Freedom of Speech and Public Shaming by the Science Watchdogs
Authors: Jaime A. Teixeira da Silva
Number of views: 464
Freedom of speech in academia can be a double-edged sword. On one hand, it gives the liberty to express opinions about issues that affect academics, but on the other, such freedoms can also be used against academics, even by other academics. Science finds itself in a state of reform, perhaps even crisis, in which a dense amount of transformational changes are taking place. As the academic playing field transforms itself, one method by which this is taking place is through the correction of the literature via an active process of critical analysis. In peer review, this is generally handled primarily by blinded (i.e., known to the editors) peers, while in a post-publication process, this may also be subjected to anonymous (i.e., unknown identity to authors and editors) critique. One of the more radical end-points of the post-publication process, which may reveal errors or faults, are retractions. Two organizations, Retraction Watch and PubPeer, are leading the way in terms of raising awareness and critique, but are using public shaming to expose science’s faults and ills.
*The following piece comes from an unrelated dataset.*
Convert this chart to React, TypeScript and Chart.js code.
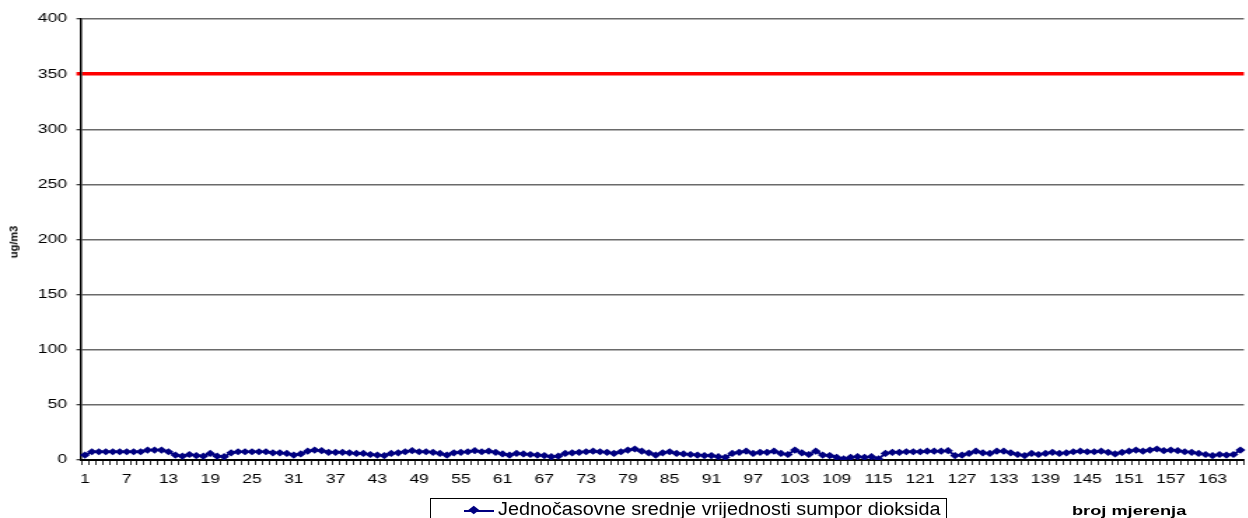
import React, { useEffect, useRef } from "react";
import { Chart, registerables } from "chart.js";

Chart.register(...registerables);

// ---- data ----
const categories: string[] = Array.from({ length: 167 }, (_, i) => String(i + 1));

const so2Values: number[] = [
  4.5, 7.5, 7.5, 7.5, 7.5, 7.5, 7.5, 7.5, 7.5, 9,
  9, 9, 7.5, 4.5, 3.5, 5, 4, 3.5, 6, 3.5,
  3, 6.5, 7.5, 7.5, 7.5, 7.5, 7.5, 6.5, 6.5, 6,
  4.5, 5.5, 8, 9, 8.5, 7, 7, 7, 6.5, 6,
  6, 5, 4.5, 4, 6, 6.5, 7.5, 8.5, 7.5, 7.5,
  7, 6, 4.5, 6.5, 7, 7.5, 8.5, 7.5, 8, 7,
  5.5, 4.5, 6, 5.5, 5, 4.5, 4, 3, 3.5, 6,
  6.5, 7, 7.5, 8, 7.5, 7, 6, 7.5, 9, 10,
  8, 6.5, 4.5, 6.5, 7.5, 6, 5.5, 5, 4.5, 4,
  4, 3, 2.5, 6, 7, 8, 6, 7, 7, 8,
  6, 5, 9, 6.5, 5, 8, 4.5, 4, 2.5, 1,
  2.5, 3, 2.5, 3, 1, 6, 7, 7, 7.5, 7.5,
  7.5, 8, 8, 8, 8.5, 4, 4.5, 6, 8, 6.5,
  6, 8, 8, 6.5, 5, 4, 6, 5, 6, 7,
  6, 6.5, 7.5, 8, 7.5, 7.5, 8, 7, 5.5, 7,
  8, 9, 8, 9, 10, 8.5, 9, 8.5, 7.5, 7,
  6, 5, 4, 5, 4.5, 5, 9,
];

const LIMIT_VALUE = 350;
const Y_MIN = 0;
const Y_MAX = 400;
const Y_STEP = 50;
const X_LABEL_EVERY = 6;

const SERIES_NAME = "Jednočasovne srednje vrijednosti sumpor dioksida";
const Y_TITLE = "ug/m3";
const X_TITLE = "broj mjerenja";

// ---- layout ----
const SX = 1.4; // horizontal stretch of the original picture
const FONT = "'Liberation Sans', Arial, sans-serif";

export default function App() {
  const ref = useRef<HTMLCanvasElement | null>(null);

  useEffect(() => {
    if (!ref.current) return;
    const chart = new Chart(ref.current, {
      type: "line",
      data: {
        labels: categories,
        datasets: [
          {
            label: SERIES_NAME,
            data: so2Values,
            borderColor: "#000080",
            backgroundColor: "#000080",
            borderWidth: 2,
            pointStyle: "rectRot",
            pointRadius: 3.6,
            pointBorderWidth: 0,
            pointBackgroundColor: "#000080",
            tension: 0,
          },
        ],
      },
      options: {
        animation: false,
        responsive: true,
        maintainAspectRatio: false,
        layout: { padding: { top: 19, left: 0, right: 0, bottom: 0 } },
        plugins: {
          legend: { display: false },
          tooltip: { enabled: false },
        },
        scales: {
          x: {
            type: "category",
            offset: true,
            grid: {
              offset: true,
              drawOnChartArea: false,
              tickLength: 5,
              color: "#000",
              lineWidth: 0.8,
            },
            border: { color: "#000", width: 2 },
            ticks: {
              autoSkip: false,
              maxRotation: 0,
              minRotation: 0,
              padding: 7,
              color: "#000",
              font: { family: FONT, size: 12.5 },
              callback: (_v: any, i: number) =>
                i % X_LABEL_EVERY === 0 ? categories[i] : "",
            },
            afterFit: (s: any) => {
              s.height = 58;
            },
          },
          y: {
            min: Y_MIN,
            max: Y_MAX,
            ticks: {
              stepSize: Y_STEP,
              padding: 6.7,
              color: "#000",
              font: { family: FONT, size: 12.5 },
            },
            grid: {
              color: (ctx: any) => (ctx.tick && ctx.tick.value === LIMIT_VALUE ? "#ff0000" : "#6a6a6a"),
              lineWidth: (ctx: any) => (ctx.tick && ctx.tick.value === LIMIT_VALUE ? 3.5 : 1.5),
              tickColor: (ctx: any) => (ctx.tick && ctx.tick.value === LIMIT_VALUE ? "#ff0000" : "#000"),
              tickWidth: (ctx: any) => (ctx.tick && ctx.tick.value === LIMIT_VALUE ? 3.5 : 1),
              tickLength: 3.6,
            },
            border: { color: "#000", width: 1.5 },
            afterFit: (s: any) => {
              s.width = 58.2;
            },
          },
        },
      },
    });
    return () => chart.destroy();
  }, []);

  return (
    <div
      style={{
        position: "fixed",
        left: 0,
        top: 0,
        width: 1248,
        height: 518,
        overflow: "hidden",
        background: "#fff",
      }}
    >
      <div
        style={{
          position: "absolute",
          left: 0,
          top: 0,
          width: 893,
          height: 518,
          transform: `scaleX(${SX})`,
          transformOrigin: "0 0",
        }}
      >
        <canvas ref={ref} />
      </div>

      {/* y axis title */}
      <div
        style={{
          position: "absolute",
          left: 14,
          top: 242,
          transform: "translate(-50%, -50%) rotate(-90deg)",
          fontFamily: FONT,
          fontWeight: "bold",
          fontSize: 11,
          lineHeight: "11px",
          whiteSpace: "nowrap",
          color: "#000",
        }}
      >
        {Y_TITLE}
      </div>

      {/* x axis title */}
      <div
        style={{
          position: "absolute",
          left: 1072,
          top: 504,
          fontFamily: FONT,
          fontWeight: "bold",
          fontSize: 13,
          lineHeight: "13px",
          whiteSpace: "nowrap",
          color: "#000",
          transform: `scaleX(${SX})`,
          transformOrigin: "0 0",
        }}
      >
        {X_TITLE}
      </div>

      {/* legend */}
      <div
        style={{
          position: "absolute",
          left: 430,
          top: 498,
          width: 517,
          height: 40,
          border: "1px solid #000",
          background: "#fff",
          boxSizing: "border-box",
        }}
      >
        <div
          style={{
            position: "absolute",
            left: 33,
            top: 11,
            width: 30,
            height: 1.5,
            background: "#000080",
          }}
        />
        <div
          style={{
            position: "absolute",
            left: 39.5,
            top: 8.3,
            width: 5.5,
            height: 5.5,
            background: "#000080",
            transform: "scaleX(1.3) rotate(45deg)",
          }}
        />
        <div
          style={{
            position: "absolute",
            left: 67,
            top: 1,
            fontFamily: FONT,
            fontSize: 18,
            lineHeight: "18px",
            whiteSpace: "nowrap",
            color: "#000",
            transform: "scaleX(1.1)",
            transformOrigin: "0 0",
          }}
        >
          {SERIES_NAME}
        </div>
      </div>
    </div>
  );
}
These science watchdogs have now attracted considerable funding, including from powerful politically-driven US philanthropic foundations. Pressure is placed on scientists and academics by these organizations to be transparent, open and forthcoming about their errors. Scientists should cautiously assess queries made at or by Retraction Watch and PubPeer, directly or indirectly, and reserve their right to offer feedback. This is because what they state in response, either by email or on those blogs, may in fact be used against them on and by these public shaming platforms. The same applies to the blog of Leonid Schneider, another vocal science watchdog. Academia is at a cross-roads between openness and transparency, but at what cost? Academics need to urgently appreciate the importance and risks that Retraction Watch, PubPeer and similar websites pose, before their legends become irreversibly transformed by interaction with such watchdogs. This paper also highlights comment suppression, manipulation or blocking by these science watchdogs, which may indicating a deliberate suppression of freedom of speech.